▶ Data excerpt:
┄┄┄┄┄┄
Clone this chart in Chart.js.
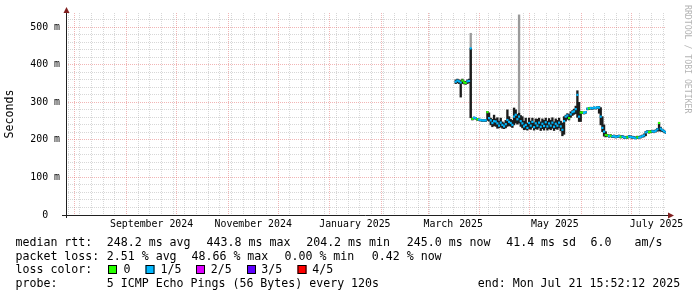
<!DOCTYPE html>
<html><head><meta charset="utf-8"><title>smokeping</title>
<script src="https://cdn.jsdelivr.net/npm/chart.js@4.4.1/dist/chart.umd.min.js"></script>
<style>html,body{margin:0;padding:0;background:#fff;overflow:hidden}canvas{display:block}</style>
</head><body>
<canvas id="chart" width="697" height="297" style="width:697px;height:297px"></canvas>
<script>
// ---------------- data ----------------
const startTime = "2024-07-26T15:52:12Z";
const endTime   = "2025-07-21T15:52:12Z";
const firstDay  = "2025-03-17";   // first daily sample (one value per day below)

const medianMs = [
 355,358,356,353,358,353,352,356,357,443.8,
 256,259,258,255,254,253,252,252,252,274,
 258,252,245,250,249,244,238,246,240,236,
 242,253,248,245,240,262,267,255,262,250,
 244,236,240,232,245,238,248,234,244,238,
 246,235,243,237,247,236,244,238,246,235,
 243,238,246,236,227,250,262,265,258,268,
 274,276,282,320,262,273,273,272,274,283,
 284,285,284,286,285,287,286,262,232,222,
 213,212,210,211,209,210,208,209,210,208,
 209,207,206,207,209,208,207,206,204.2,207,
 206,208,210,212,220,222,221,222,223,222,
 224,228,245,230,226,223,220
];
const smokeLowMs = [
 350,352,350,314,350,349,348,350,352,259,
 253,256,255,252,251,250,249,249,249,252,
 250,240,235,238,236,231,232,234,231,230,
 232,236,238,236,233,240,245,242,245,236,
 232,227,228,226,230,228,233,226,230,228,
 232,225,230,226,232,226,230,227,231,225,
 230,228,232,224,211,215,250,255,253,260,
 265,268,270,260,249,249,270,269,271,280,
 281,282,281,283,282,284,271,240,222,210,
 208,209,207,208,206,207,205,206,207,205,
 206,204,204,204,206,205,204,204,203,204,
 204,205,207,208,211,219,218,219,220,219,
 221,223,224,223,222,220,217
];
const smokeHighMs = [
 360,362,360,358,362,357,356,360,362,444,
 258,261,260,257,256,255,254,254,254,276,
 272,258,255,266,256,259,250,258,248,245,
 252,280,262,255,252,285,280,268,271,265,
 262,250,258,245,258,250,258,246,256,255,
 258,248,256,252,258,250,257,252,259,248,
 256,252,258,250,245,262,266,270,268,275,
 278,282,290,331,300,276,275,274,276,285,
 286,287,286,288,287,289,289,286,262,240,
 222,215,213,214,212,213,211,212,213,211,
 212,210,209,210,212,211,210,209,208,210,
 209,211,213,216,223,225,224,225,226,225,
 227,231,246,234,229,226,223
];
// lost pings per sample (0 = none, 1 = 1 of 5)
const lossCount = [
 1,1,1,1,0,0,0,1,1,1,
 0,1,1,0,1,1,1,1,1,0,
 1,1,1,1,1,1,1,1,1,1,
 1,1,1,1,1,1,1,1,1,1,
 1,1,1,1,1,1,1,1,1,1,
 1,1,1,1,1,1,1,1,1,1,
 1,1,1,1,1,1,1,1,0,1,
 1,1,1,1,1,0,0,1,1,1,
 0,1,1,1,1,1,1,1,1,1,
 0,0,1,0,1,1,1,1,1,0,
 1,1,1,0,1,1,1,1,1,0,
 1,1,1,1,1,1,0,0,1,1,
 1,1,0,1,1,1,1
];
// isolated high-ping outliers (outer smoke)
const spikeDates  = ["2025-03-26", "2025-04-24"];
const spikeLowMs  = [259, 245];
const spikeHighMs = [484, 533];

const yTickValues = [0, 100, 200, 300, 400, 500];
const yTickLabels = ["0", "100 m", "200 m", "300 m", "400 m", "500 m"];
const xLabelDates = ["2024-09-16", "2024-11-16", "2025-01-16", "2025-03-16", "2025-05-16", "2025-07-16"];
const xLabelTexts = ["September 2024", "November 2024", "January 2025", "March 2025", "May 2025", "July 2025"];

const lossColors = ["#26ff00", "#00b8ff", "#dd00ff", "#5e00ff", "#ff0000"];
const lossLabels = ["0", "1/5", "2/5", "3/5", "4/5"];
const rowLabels  = ["median rtt:", "packet loss:", "loss color:", "probe:"];
const rttStats   = ["248.2 ms avg", "443.8 ms max", "204.2 ms min", "245.0 ms now", "41.4 ms sd", "6.0", "am/s"];
const lossStats  = ["2.51 % avg", "48.66 % max", "0.00 % min", "0.42 % now"];
const probeText  = "5 ICMP Echo Pings (56 Bytes) every 120s";
const endText    = "end: Mon Jul 21 15:52:12 2025";
const watermark  = "RRDTOOL / TOBI OETIKER";
const yTitle     = "Seconds";

// ---------------- build ----------------
const DAY = 86400000;
const tStart = Date.parse(startTime), tEnd = Date.parse(endTime);
const day0 = Date.parse(firstDay + "T12:00:00Z");
const dayX = medianMs.map((_, k) => day0 + k * DAY);

const medianPts = medianMs.map((v, k) => ({x: dayX[k], y: v}));
const smokePts  = smokeLowMs.map((lo, k) => ({x: dayX[k], y: [lo, smokeHighMs[k]]}));
const spikePts  = spikeDates.map((d, i) => ({x: Date.parse(d + "T12:00:00Z"), y: [spikeLowMs[i], spikeHighMs[i]]}));

function monthStarts() {
  const out = [];
  let y = 2024, m = 7;
  for (;;) {
    const t = Date.UTC(y, m, 1);
    if (t >= tEnd) break;
    if (t > tStart) out.push(t);
    m++; if (m > 11) { m = 0; y++; }
  }
  return out;
}
function weekStarts() {
  const out = [];
  for (let t = Date.UTC(2024, 6, 28); t < tEnd; t += 7 * DAY) {
    if (t > tStart && new Date(t).getUTCDate() !== 1) out.push(t);
  }
  return out;
}
function minorY() {
  const out = [];
  for (let v = 20; v < 538; v += 20) if (v % 100 !== 0) out.push(v);
  return out;
}

const MONO = "'DejaVu Sans Mono'";
const GRID_MINOR = "rgba(160,160,160,0.42)";
const GRID_MAJOR = "rgba(222,79,79,0.42)";

function gridOnlyX(list, color) {
  return {
    type: "linear", position: "bottom", min: tStart, max: tEnd, offset: false,
    afterBuildTicks: s => { s.ticks = list().map(v => ({value: v})); },
    ticks: {display: false},
    grid: {color: color, lineWidth: 1, drawTicks: false, offset: false},
    border: {display: false, dash: [1, 1]},
    afterFit: s => { s.height = 0; }
  };
}

const overlay = {
  id: "rrdOverlay",
  afterDatasetsDraw(chart) {
    const ctx = chart.ctx, a = chart.chartArea;
    ctx.save();
    ctx.strokeStyle = "#202020"; ctx.lineWidth = 1;
    ctx.beginPath();
    ctx.moveTo(a.left - 4, a.bottom + 0.5); ctx.lineTo(a.right + 3, a.bottom + 0.5);
    ctx.moveTo(a.left + 0.5, a.bottom + 3); ctx.lineTo(a.left + 0.5, a.top - 2);
    ctx.stroke();
    ctx.fillStyle = "#801f1f";
    ctx.beginPath();
    ctx.moveTo(a.right + 2, a.bottom - 2.5); ctx.lineTo(a.right + 2, a.bottom + 3.5); ctx.lineTo(a.right + 8, a.bottom + 0.5);
    ctx.closePath(); ctx.fill();
    ctx.beginPath();
    ctx.moveTo(a.left - 2.5, a.top); ctx.lineTo(a.left + 3.5, a.top); ctx.lineTo(a.left + 0.5, a.top - 6);
    ctx.closePath(); ctx.fill();
    ctx.restore();
  },
  afterDraw(chart) {
    const ctx = chart.ctx;
    ctx.save();
    ctx.fillStyle = "#000";
    ctx.font = "11.6px " + MONO;
    ctx.textBaseline = "alphabetic";
    ctx.textAlign = "left";
    const base = [246, 260, 273, 287];
    rowLabels.forEach((t, i) => ctx.fillText(t, 15.5, base[i]));
    const rttX = [106.8, 206.6, 306.2, 406.8, 506.2, 590.5, 634.5];
    rttStats.forEach((t, i) => ctx.fillText(t, rttX[i], base[0]));
    const lossX = [106.8, 191.5, 284.5, 371.8];
    lossStats.forEach((t, i) => ctx.fillText(t, lossX[i], base[1]));
    const boxX = [108, 145.5, 196, 247, 297.5];
    const lblX = [123.5, 160.5, 210.8, 261.2, 312.2];
    lossColors.forEach((c, i) => {
      ctx.fillStyle = c;
      ctx.fillRect(boxX[i], 265, 9, 9);
      ctx.strokeStyle = "#000"; ctx.lineWidth = 1;
      ctx.strokeRect(boxX[i] + 0.5, 265.5, 8, 8);
      ctx.fillStyle = "#000";
      ctx.fillText(lossLabels[i], lblX[i], base[2]);
    });
    ctx.fillText(probeText, 106.8, base[3]);
    ctx.fillText(endText, 477.8, base[3]);
    // watermark
    ctx.translate(684.5, 5);
    ctx.rotate(Math.PI / 2);
    ctx.font = "8.2px " + MONO;
    ctx.fillStyle = "#b4b4b4";
    ctx.textBaseline = "alphabetic";
    ctx.fillText(watermark, 0, 0);
    ctx.restore();
  }
};

new Chart(document.getElementById("chart"), {
  type: "bar",
  data: {
    datasets: [
      {
        type: "line", label: "median", data: medianPts, showLine: false,
        pointStyle: "line", pointRadius: 1.05, pointHoverRadius: 1.05, pointBorderWidth: 2.2,
        pointBorderColor: lossCount.map(l => lossColors[l]),
        pointBackgroundColor: lossCount.map(l => lossColors[l])
      },
      {
        label: "smoke", data: smokePts, backgroundColor: "#1c1c1c", borderWidth: 0,
        grouped: false, barPercentage: 1, categoryPercentage: 1
      },
      {
        label: "outliers", data: spikePts, backgroundColor: "#9a9a9a", borderWidth: 0,
        grouped: false, barPercentage: 1, categoryPercentage: 1
      }
    ]
  },
  options: {
    responsive: false, devicePixelRatio: 1, animation: false, events: [],
    layout: {padding: {top: 13, right: 31, bottom: 0, left: 0}, autoPadding: false},
    plugins: {legend: {display: false}, tooltip: {enabled: false}, title: {display: false}},
    scales: {
      x: {
        type: "linear", position: "bottom", min: tStart, max: tEnd, offset: false,
        afterBuildTicks: s => { s.ticks = xLabelDates.map(d => ({value: Date.parse(d + "T00:00:00Z")})); },
        ticks: {
          autoSkip: false, maxRotation: 0, minRotation: 0, padding: 3, color: "#000",
          font: {family: MONO, size: 9.9},
          callback: (v, i) => xLabelTexts[i]
        },
        grid: {display: false, drawTicks: false, offset: false},
        border: {display: false},
        afterFit: s => { s.height = 82; }
      },
      xWeek: gridOnlyX(weekStarts, GRID_MINOR),
      xMonth: gridOnlyX(monthStarts, GRID_MAJOR),
      y: {
        type: "linear", position: "left", min: 0, max: 538,
        afterBuildTicks: s => { s.ticks = yTickValues.map(v => ({value: v})); },
        ticks: {
          crossAlign: "center", padding: 6, color: "#000",
          font: {family: MONO, size: 9.9},
          callback: (v, i) => yTickLabels[i]
        },
        grid: {color: GRID_MAJOR, lineWidth: 1, drawTicks: false},
        border: {display: false, dash: [1, 1]},
        title: {display: true, text: yTitle, color: "#000", font: {family: MONO, size: 11.6}, padding: {top: 3.3, bottom: 0}},
        afterFit: s => { s.width = 66; }
      },
      yMinor: {
        type: "linear", position: "left", min: 0, max: 538,
        afterBuildTicks: s => { s.ticks = minorY().map(v => ({value: v})); },
        ticks: {display: false},
        grid: {color: GRID_MINOR, lineWidth: 1, drawTicks: false},
        border: {display: false, dash: [1, 1]},
        afterFit: s => { s.width = 0; }
      }
    }
  },
  plugins: [overlay]
});
</script>
</body></html>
┄┄┄┄┄┄
▶ Directions for this task: The lines from the start of the data through the line that contains "per day below)" are to be returned exactly, please, with both ends included and every picture left out.

▶ Worked answer:
Clone this chart in Chart.js.
<!DOCTYPE html>
<html><head><meta charset="utf-8"><title>smokeping</title>
<script src="https://cdn.jsdelivr.net/npm/chart.js@4.4.1/dist/chart.umd.min.js"></script>
<style>html,body{margin:0;padding:0;background:#fff;overflow:hidden}canvas{display:block}</style>
</head><body>
<canvas id="chart" width="697" height="297" style="width:697px;height:297px"></canvas>
<script>
// ---------------- data ----------------
const startTime = "2024-07-26T15:52:12Z";
const endTime   = "2025-07-21T15:52:12Z";
const firstDay  = "2025-03-17";   // first daily sample (one value per day below)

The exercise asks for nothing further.